Produce an exact copy of all the data below, dropping every image.

DATASET CONTENT →

───

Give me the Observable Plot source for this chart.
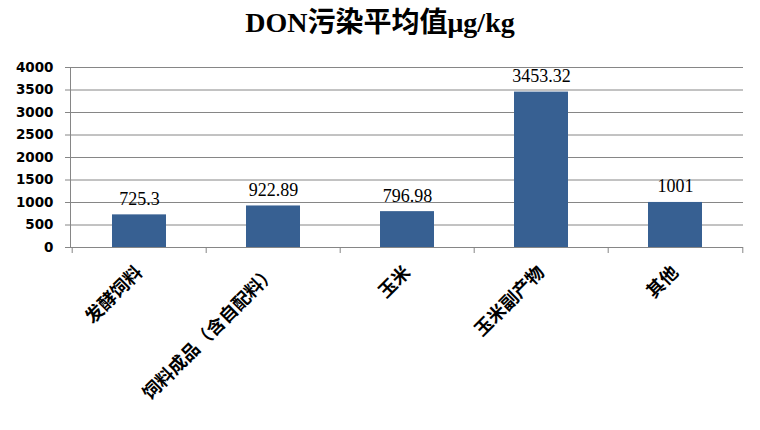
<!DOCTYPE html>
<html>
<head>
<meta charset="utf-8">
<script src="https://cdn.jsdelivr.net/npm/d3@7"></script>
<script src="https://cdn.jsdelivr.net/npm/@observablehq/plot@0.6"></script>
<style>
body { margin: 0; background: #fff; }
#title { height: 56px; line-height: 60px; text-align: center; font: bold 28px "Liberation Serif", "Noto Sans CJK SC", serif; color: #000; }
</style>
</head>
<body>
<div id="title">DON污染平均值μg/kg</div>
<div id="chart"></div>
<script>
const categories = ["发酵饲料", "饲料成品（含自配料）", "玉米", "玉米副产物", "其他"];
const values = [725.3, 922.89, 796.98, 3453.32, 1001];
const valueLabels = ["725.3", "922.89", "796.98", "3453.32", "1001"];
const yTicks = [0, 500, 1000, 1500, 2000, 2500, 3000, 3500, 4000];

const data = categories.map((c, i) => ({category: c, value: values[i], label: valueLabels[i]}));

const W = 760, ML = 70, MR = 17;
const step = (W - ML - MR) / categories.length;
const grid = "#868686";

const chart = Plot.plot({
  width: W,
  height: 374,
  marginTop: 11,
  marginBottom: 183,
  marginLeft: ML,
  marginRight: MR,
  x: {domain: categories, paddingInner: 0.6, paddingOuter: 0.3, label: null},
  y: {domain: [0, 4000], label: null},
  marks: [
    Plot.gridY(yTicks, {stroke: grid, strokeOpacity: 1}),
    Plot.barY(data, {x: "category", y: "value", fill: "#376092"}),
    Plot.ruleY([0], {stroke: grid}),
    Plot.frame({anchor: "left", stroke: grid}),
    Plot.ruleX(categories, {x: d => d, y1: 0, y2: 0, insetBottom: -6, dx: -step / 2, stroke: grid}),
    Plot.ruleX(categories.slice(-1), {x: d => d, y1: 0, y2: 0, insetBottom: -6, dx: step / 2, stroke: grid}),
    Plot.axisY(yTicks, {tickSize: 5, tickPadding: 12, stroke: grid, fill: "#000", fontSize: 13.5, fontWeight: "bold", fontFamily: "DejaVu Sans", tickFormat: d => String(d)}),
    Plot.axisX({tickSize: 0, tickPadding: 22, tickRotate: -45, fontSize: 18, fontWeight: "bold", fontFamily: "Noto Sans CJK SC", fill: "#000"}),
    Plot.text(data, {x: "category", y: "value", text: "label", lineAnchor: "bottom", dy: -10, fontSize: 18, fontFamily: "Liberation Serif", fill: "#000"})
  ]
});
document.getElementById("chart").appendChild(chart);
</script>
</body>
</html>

───

RESULT OF THIS TASK →
Give me the Observable Plot source for this chart.
<!DOCTYPE html>
<html>
<head>
<meta charset="utf-8">
<script src="https://cdn.jsdelivr.net/npm/d3@7"></script>
<script src="https://cdn.jsdelivr.net/npm/@observablehq/plot@0.6"></script>
<style>
body { margin: 0; background: #fff; }
#title { height: 56px; line-height: 60px; text-align: center; font: bold 28px "Liberation Serif", "Noto Sans CJK SC", serif; color: #000; }
</style>
</head>
<body>
<div id="title">DON污染平均值μg/kg</div>
<div id="chart"></div>
<script>
const categories = ["发酵饲料", "饲料成品（含自配料）", "玉米", "玉米副产物", "其他"];
const values = [725.3, 922.89, 796.98, 3453.32, 1001];
const valueLabels = ["725.3", "922.89", "796.98", "3453.32", "1001"];
const yTicks = [0, 500, 1000, 1500, 2000, 2500, 3000, 3500, 4000];

const data = categories.map((c, i) => ({category: c, value: values[i], label: valueLabels[i]}));

const W = 760, ML = 70, MR = 17;
const step = (W - ML - MR) / categories.length;
const grid = "#868686";

const chart = Plot.plot({
  width: W,
  height: 374,
  marginTop: 11,
  marginBottom: 183,
  marginLeft: ML,
  marginRight: MR,
  x: {domain: categories, paddingInner: 0.6, paddingOuter: 0.3, label: null},
  y: {domain: [0, 4000], label: null},
  marks: [
    Plot.gridY(yTicks, {stroke: grid, strokeOpacity: 1}),
    Plot.barY(data, {x: "category", y: "value", fill: "#376092"}),
    Plot.ruleY([0], {stroke: grid}),
    Plot.frame({anchor: "left", stroke: grid}),
    Plot.ruleX(categories, {x: d => d, y1: 0, y2: 0, insetBottom: -6, dx: -step / 2, stroke: grid}),
    Plot.ruleX(categories.slice(-1), {x: d => d, y1: 0, y2: 0, insetBottom: -6, dx: step / 2, stroke: grid}),
    Plot.axisY(yTicks, {tickSize: 5, tickPadding: 12, stroke: grid, fill: "#000", fontSize: 13.5, fontWeight: "bold", fontFamily: "DejaVu Sans", tickFormat: d => String(d)}),
    Plot.axisX({tickSize: 0, tickPadding: 22, tickRotate: -45, fontSize: 18, fontWeight: "bold", fontFamily: "Noto Sans CJK SC", fill: "#000"}),
    Plot.text(data, {x: "category", y: "value", text: "label", lineAnchor: "bottom", dy: -10, fontSize: 18, fontFamily: "Liberation Serif", fill: "#000"})
  ]
});
document.getElementById("chart").appendChild(chart);
</script>
</body>
</html>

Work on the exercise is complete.